Henke’s music as Monolake is, above all else, precise. It’s precise in execution, concept and intention. Monolake’s crispness shouldn’t be confused with the idea that Henke rises above his greater environment, though, even if his latest release seems to throw its body on the gears in a typically German, workmanlike fashion. There’s a clarity to his music that, despite associations with Ableton Live — he was very involved in the software’s development, and former bandmate Gerhard Behles is CEO of the company — and Berlin’s Chain Reaction label, is not just technical, but aesthetic. Silence is focused on a couple of things: exploring the boundary between found sounds and synthesized ones, the tension that emerges from superimposing different rhythmic scales, and inhabiting a huge dynamic range.

Even with these formal goals, the album is remarkable for how present it feels. Henke chooses and creates sounds with great care, then uses tools that typically make elements fit together — things intended to match beats or sync events to the same clock — to give narrative interest to these bespoke sounds. This sense of very active adjustments keeps Monolake from resting neatly in electronic music categories, even as Henke makes use of dubstep-like rhythms in a techno-oriented sound.

All this is not to make Silence sound like a cultural panacea.
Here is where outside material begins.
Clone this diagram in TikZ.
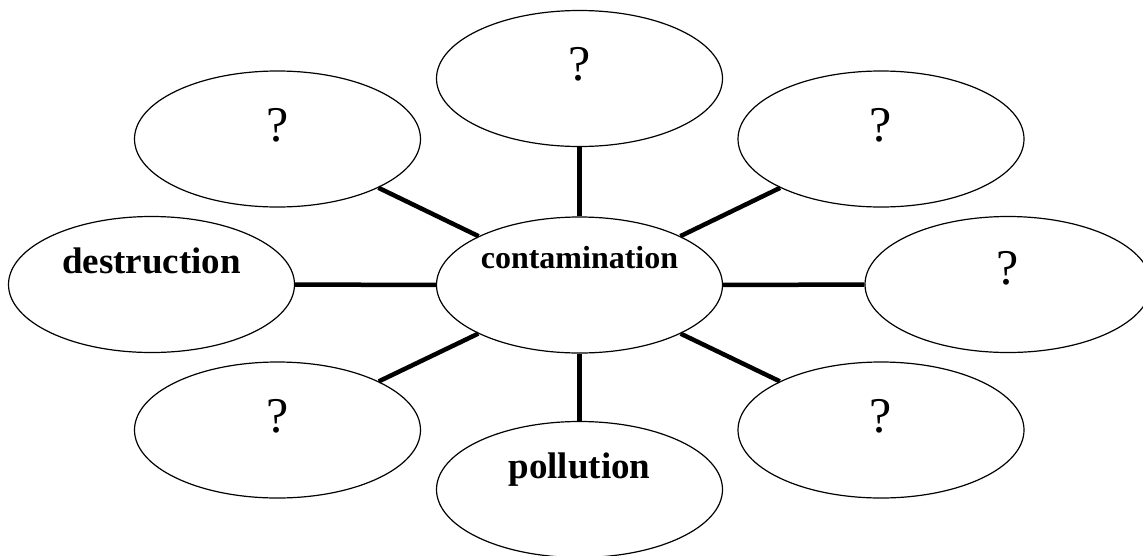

It is the kind of record that will appeal to those who can place it in a greater continuum of electronic music, but its success at simply being a compelling mix of sounds and rhythms has appeal outside of the genre Henke is nominally working in. Calling Henke a sound designer is accurate, but the associations seem too exclusive. You wouldn’t confuse anything here with a song, and yet, there’s as much momentum here as you’d find on a great pop record. The ordered chaos of everything going on in the upper frequencies of "Far Red" or the title-justifying percussion pools of "Avalanche" seem somehow free in time, with a mobile’s shifting focus rather than a sculpture’s massive finality. Listening to Silence in proximity to an earlier release like 2005’s Polygon_Cities or last year’s Atlas bears out the title’s promise of the spaces between the sounds meaning as much as the sounds themselves. It also seems that Henke’s sabbatical from direct involvement in Live, which he discussed in an interview with The Wire back in January, has given him time and space to focus on capturing new sounds and working within the limitations of his own technology, rather than trying to be software engineer and musician at once. It’s the sound of a deep dive in the sea of information. Though there aren’t many overtly human elements in the music, it’s unlonely and lively music, the sound of taking stock and making sense.